**Your goal**
Please print exactly the lines below, from the start of the material up to and including the line with "ax.spines[s].set_linewidth(1.3)", but none of the pictures.

**Supplied material**
★ ★ ★ ★

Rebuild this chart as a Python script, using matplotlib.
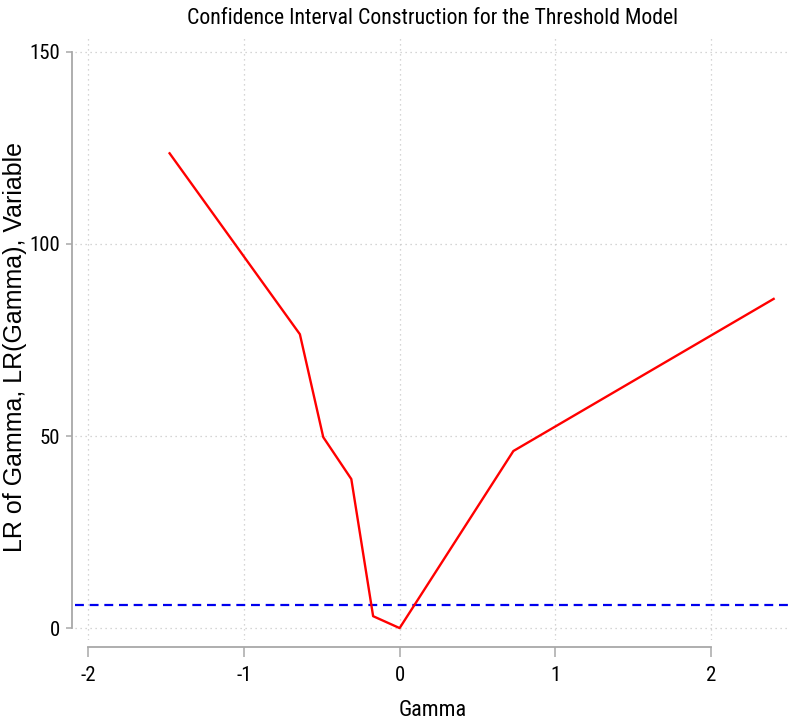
import matplotlib
matplotlib.use('Agg')
import matplotlib.pyplot as plt

# values
gamma = [-1.476, -0.64, -0.49, -0.31, -0.17, 0.0, 0.73, 2.40]
lr = [123.6, 76.5, 49.7, 38.8, 3.1, 0.0, 46.1, 85.7]
crit = 6.0
xticks = [-2, -1, 0, 1, 2]
yticks = [0, 50, 100, 150]

narrow = ['Roboto Condensed', 'Liberation Sans']

fig = plt.figure(figsize=(7.9, 7.22), dpi=100)
ax = fig.add_axes([75 / 790, 82 / 722, 715 / 790, 605 / 722])

ax.plot(gamma, lr, color='red', lw=1.7, zorder=3)
ax.axhline(crit, color='#0000ee', lw=1.6, ls=(0, (4, 2.6)), zorder=2)

ax.set_xlim(-2.083, 2.505)
ax.set_ylim(-3.1, 154.4)

ax.grid(True, color='#c8c8c8', ls=(0, (1, 3)), lw=0.9)
for s in ['top', 'right']:
    ax.spines[s].set_visible(False)
ax.spines['left'].set_position(('outward', 2.2))
ax.spines['bottom'].set_position(('outward', 5))
ax.spines['left'].set_bounds(0, 150)
ax.spines['bottom'].set_bounds(-2, 2)
for s in ['left', 'bottom']:
    ax.spines[s].set_color('#a8a8a8')
    ax.spines[s].set_linewidth(1.3)

# ticks after spine moves (set_position resets them)
ax.set_xticks(xticks)
ax.set_yticks(yticks)
ax.set_xticklabels([str(t) for t in xticks], family=narrow, fontsize=15)
ax.set_yticklabels([str(t) for t in yticks], family=narrow, fontsize=15)
ax.tick_params(axis='y', length=4.5, width=1.1, color='#a8a8a8', pad=4)
ax.tick_params(axis='x', length=7.5, width=1.1, color='#a8a8a8', pad=6)

ax.set_title('Confidence Interval Construction for the Threshold Model',
             family=narrow, fontsize=15.7, pad=8)
ax.set_xlabel('Gamma', family=narrow, fontsize=16, labelpad=11)
ax.set_ylabel('LR of Gamma, LR(Gamma), Variable', family='Liberation Sans',
              fontsize=18)
ax.yaxis.set_label_coords(-0.067, 0.484)

fig.savefig('out.png', dpi=100)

★ ★ ★ ★

**Task result**
Rebuild this chart as a Python script, using matplotlib.
import matplotlib
matplotlib.use('Agg')
import matplotlib.pyplot as plt

# values
gamma = [-1.476, -0.64, -0.49, -0.31, -0.17, 0.0, 0.73, 2.40]
lr = [123.6, 76.5, 49.7, 38.8, 3.1, 0.0, 46.1, 85.7]
crit = 6.0
xticks = [-2, -1, 0, 1, 2]
yticks = [0, 50, 100, 150]

narrow = ['Roboto Condensed', 'Liberation Sans']

fig = plt.figure(figsize=(7.9, 7.22), dpi=100)
ax = fig.add_axes([75 / 790, 82 / 722, 715 / 790, 605 / 722])

ax.plot(gamma, lr, color='red', lw=1.7, zorder=3)
ax.axhline(crit, color='#0000ee', lw=1.6, ls=(0, (4, 2.6)), zorder=2)

ax.set_xlim(-2.083, 2.505)
ax.set_ylim(-3.1, 154.4)

ax.grid(True, color='#c8c8c8', ls=(0, (1, 3)), lw=0.9)
for s in ['top', 'right']:
    ax.spines[s].set_visible(False)
ax.spines['left'].set_position(('outward', 2.2))
ax.spines['bottom'].set_position(('outward', 5))
ax.spines['left'].set_bounds(0, 150)
ax.spines['bottom'].set_bounds(-2, 2)
for s in ['left', 'bottom']:
    ax.spines[s].set_color('#a8a8a8')
    ax.spines[s].set_linewidth(1.3)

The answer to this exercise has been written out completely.